The organisation has written to NAWAC Chair Dr Matthew Stone, MPI Director of Animal Health and Welfare Carolyn Guy, Minister for Agriculture Todd McClay, and Associate Agriculture Minister Andrew Hoggard, urging them to abandon the draft and take urgent action to address these systemic failures.
'It's a betrayal of our welfare law and the animals it's meant to protect.'
SAFE's full statement reads:
Proposed Code of Welfare Entrenches Cruelty and Undermines Animal Welfare Law
The proposed Code of Welfare for Sheep and Beef Cattle, currently open for public consultation, represents a profound failure of New Zealand's animal welfare system. Rather than lifting standards or upholding the Animal Welfare Act 1999, this code would entrench practices that cause widespread suffering – including painful procedures without pain relief, intensive confinement in mud farms and feedlots, and a diluted shelter standard that puts animals' lives at risk in extreme weather.

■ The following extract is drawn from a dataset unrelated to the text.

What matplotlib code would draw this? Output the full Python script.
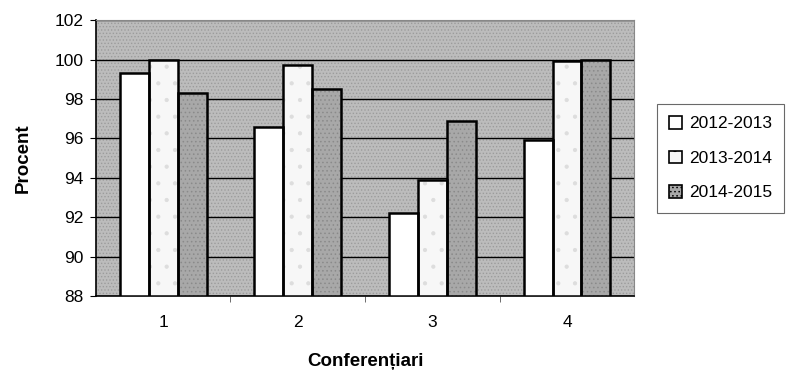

SAFE rejects the premise that this code provides meaningful guidance for compliance with the Animal Welfare Act. It does not. Instead, it offers legal cover to inherently harmful farming systems and practices that cause serious and avoidable suffering.
For that reason, SAFE will not be participating in the consultation process for a code that attempts to sanitise cruelty.
When animals are confined on mud farms, concrete, or barren feedlots, they are stripped of their most basic expressions of life – grazing, playing, resting comfortably, ruminating, and relating to one another. These are not abstract ideals, but the everyday needs of sheep and cattle.
Codes of welfare are intended to support our animal welfare legislation — not undermine it. If this code is adopted, it will set a dangerous precedent: where cruelty is legitimised, public expectations are ignored, and the intent of the Animal Welfare Act is effectively nullified.
This failure is not isolated. In 2023, the Regulations Review Committee recommended a prompt and substantive review of how secondary legislation under the Animal Welfare Act is developed – and whether existing instruments, particularly codes of welfare, are consistent with the purpose and intent of the Act. Almost two years have passed without action. It must now be prioritised to ensure that regulation genuinely reflects the law and protects the animals it exists to serve.
SAFE is calling for the proposed Code of Welfare for Sheep and Beef Cattle to be scrapped. The code must be rewritten in full alignment with the Animal Welfare Act — not shaped to prioritise profit, productivity, or convenience over animals' wellbeing and legal rights.
We urge the Government and the public to reject this code and demand a future where animal welfare law is not just symbolic but lived. It's time to build a system that reflects what the Animal Welfare Act already affirms: that animals are not merely commodities to be managed, but sentient beings with needs, feelings, experiences, and intrinsic worth.